Ten LGBTQ/AIDS organizations benefited from a donor advised fund Weiland established through the Pride Foundation at his death. More than $56 million was distributed between 2007 and 2017 to the organizations. For most of the nonprofits it was the largest gift in their history. Beneficiaries included: Lambda Legal, GLSEN, GLAAD, amFAR, the Task Force, OutRight Action International, PFLAG, Project Inform, In the Life Media, and OutServe.

Eight other estate beneficiaries received endowment gifts including United Way of King County, the Fred Hutchinson Cancer Center, Seattle Children's Hospital, Lakeside School, Pride Foundation, and three environmental organizations-the Sierra Club, the Environmental Defense Fund and the National Wildlife Federation.
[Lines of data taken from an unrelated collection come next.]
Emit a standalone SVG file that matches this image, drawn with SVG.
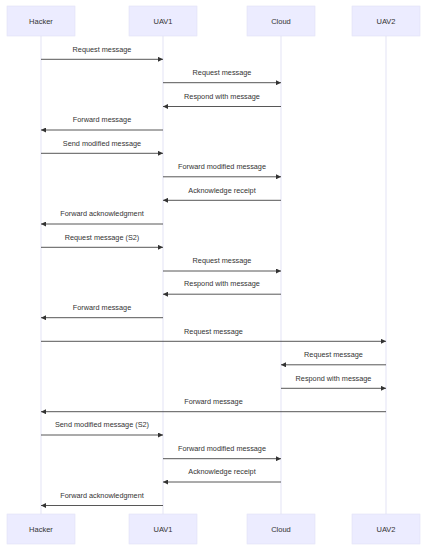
<svg xmlns="http://www.w3.org/2000/svg" width="426" height="550" viewBox="0 0 426 550">
<defs>
<style>
.actor rect{fill:#ECECFF;stroke:#e2e2f6;stroke-width:0.6}
.actor text{font-family:"Liberation Sans",Arial,sans-serif;font-size:7.5px;fill:#333;text-anchor:middle;dominant-baseline:central}
.life{stroke:#dcdcf2;stroke-width:0.8}
.msg line{stroke:#444;stroke-width:0.9}
.msg text{font-family:"Liberation Sans",Arial,sans-serif;font-size:7.3px;fill:#333;text-anchor:middle}
</style>
<marker id="ah" viewBox="0 0 10 10" refX="10" refY="5" markerWidth="5" markerHeight="5" markerUnits="userSpaceOnUse" orient="auto">
<path d="M0,0 L10,5 L0,10 z" fill="#333"/>
</marker>
</defs>
<rect width="426" height="550" fill="#fff"/>
<g id="lifelines">
<line class="life" x1="41" y1="36" x2="41" y2="514"/>
<line class="life" x1="163" y1="36" x2="163" y2="514"/>
<line class="life" x1="281" y1="36" x2="281" y2="514"/>
<line class="life" x1="386" y1="36" x2="386" y2="514"/>
</g>
<g id="actor-hacker-top" class="actor"><rect x="7" y="6" width="68" height="30"/><text x="41" y="21">Hacker</text></g>
<g id="actor-uav1-top" class="actor"><rect x="129" y="6" width="68" height="30"/><text x="163" y="21">UAV1</text></g>
<g id="actor-cloud-top" class="actor"><rect x="247" y="6" width="68" height="30"/><text x="281" y="21">Cloud</text></g>
<g id="actor-uav2-top" class="actor"><rect x="352" y="6" width="68" height="30"/><text x="386" y="21">UAV2</text></g>
<g id="actor-hacker-bottom" class="actor"><rect x="7" y="514" width="68" height="30"/><text x="41" y="529">Hacker</text></g>
<g id="actor-uav1-bottom" class="actor"><rect x="129" y="514" width="68" height="30"/><text x="163" y="529">UAV1</text></g>
<g id="actor-cloud-bottom" class="actor"><rect x="247" y="514" width="68" height="30"/><text x="281" y="529">Cloud</text></g>
<g id="actor-uav2-bottom" class="actor"><rect x="352" y="514" width="68" height="30"/><text x="386" y="529">UAV2</text></g>
<g id="connectors" class="msg">
<line x1="41" y1="59.3" x2="163" y2="59.3" marker-end="url(#ah)"/><text x="102" y="51.5">Request message</text>
<line x1="163" y1="82.7" x2="281" y2="82.7" marker-end="url(#ah)"/><text x="222" y="75">Request message</text>
<line x1="281" y1="106.5" x2="163" y2="106.5" marker-end="url(#ah)"/><text x="222" y="98.7">Respond with message</text>
<line x1="163" y1="130" x2="41" y2="130" marker-end="url(#ah)"/><text x="102" y="122.2">Forward message</text>
<line x1="41" y1="153.3" x2="163" y2="153.3" marker-end="url(#ah)"/><text x="102" y="145.5">Send modified message</text>
<line x1="163" y1="176.8" x2="281" y2="176.8" marker-end="url(#ah)"/><text x="222" y="169">Forward modified message</text>
<line x1="281" y1="200.3" x2="163" y2="200.3" marker-end="url(#ah)"/><text x="222" y="192.5">Acknowledge receipt</text>
<line x1="163" y1="224" x2="41" y2="224" marker-end="url(#ah)"/><text x="102" y="216.2">Forward acknowledgment</text>
<line x1="41" y1="247.3" x2="163" y2="247.3" marker-end="url(#ah)"/><text x="102" y="239.5">Request message (S2)</text>
<line x1="163" y1="271" x2="281" y2="271" marker-end="url(#ah)"/><text x="222" y="263.2">Request message</text>
<line x1="281" y1="294.2" x2="163" y2="294.2" marker-end="url(#ah)"/><text x="222" y="286.4">Respond with message</text>
<line x1="163" y1="317.7" x2="41" y2="317.7" marker-end="url(#ah)"/><text x="102" y="309.9">Forward message</text>
<line x1="41" y1="341.3" x2="386" y2="341.3" marker-end="url(#ah)"/><text x="213.5" y="333.5">Request message</text>
<line x1="386" y1="364.8" x2="281" y2="364.8" marker-end="url(#ah)"/><text x="333.5" y="357">Request message</text>
<line x1="281" y1="388.3" x2="386" y2="388.3" marker-end="url(#ah)"/><text x="333.5" y="380.5">Respond with message</text>
<line x1="386" y1="411.7" x2="41" y2="411.7" marker-end="url(#ah)"/><text x="213.5" y="403.9">Forward message</text>
<line x1="41" y1="435" x2="163" y2="435" marker-end="url(#ah)"/><text x="102" y="427.2">Send modified message (S2)</text>
<line x1="163" y1="458.7" x2="281" y2="458.7" marker-end="url(#ah)"/><text x="222" y="450.9">Forward modified message</text>
<line x1="281" y1="482" x2="163" y2="482" marker-end="url(#ah)"/><text x="222" y="474.2">Acknowledge receipt</text>
<line x1="163" y1="505.5" x2="41" y2="505.5" marker-end="url(#ah)"/><text x="102" y="497.7">Forward acknowledgment</text>
</g>
</svg>
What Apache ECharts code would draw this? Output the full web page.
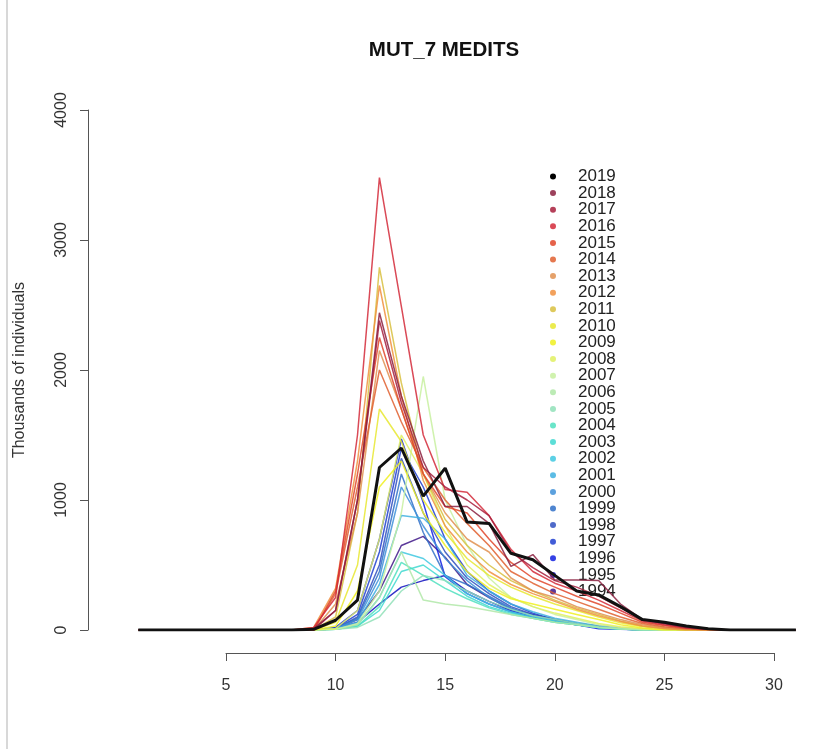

The Nature Conservancy received two direct gifts of $6.4 million each-one to support programs in Washington State and another supporting their global environmental work.

In 2007, Weiland's $54 million gift to Stanford was called the largest bequest since the Stanford family's founding grant. At the university, 12 endowed Weiland funds have been established, with a focus on supporting undergraduate scholarships and graduate fellowships. More than 175 PhD students in over 30 fields of study have received Weiland fellowships, making it the largest fellowship program on campus. There are also five endowed Weiland chairs, the Martha Meier Weiland professorship at the Stanford University School of Medicine, the William Hershel Weiland professorship in physics honoring his father, and three Richard William Weiland chairs in the School of Engineering. Weiland funds support the Stanford LGBTQ community through the university's first endowment to Student Affairs, undergraduate education, the School of Business, the Center for Social Innovation and the university's general endowment. The permanent endowment funds established through Weiland's estate have a 2017 value of more than $150 million and generate approximately $7.5 million per year in program support.

== Death ==
Weiland died by suicide by gunshot on June 24, 2006. Besides his longstanding HIV diagnosis, he was reported to have suffered from clinical depression. Survivors include his partner Mike Schaefer as well as two nieces and two nephews in Oregon and Washington. Weiland is the subject of Aaron Bear's eponymous documentary Yes I Am: The Ric Weiland Story. Narrated by Zachary Quinto, featuring Bill Gates and co-produced by Fenton Bailey, Randy Barbato, and Wes Hurley, the film won the Special Recognition Award at the 2024 GLAAD Media Awards.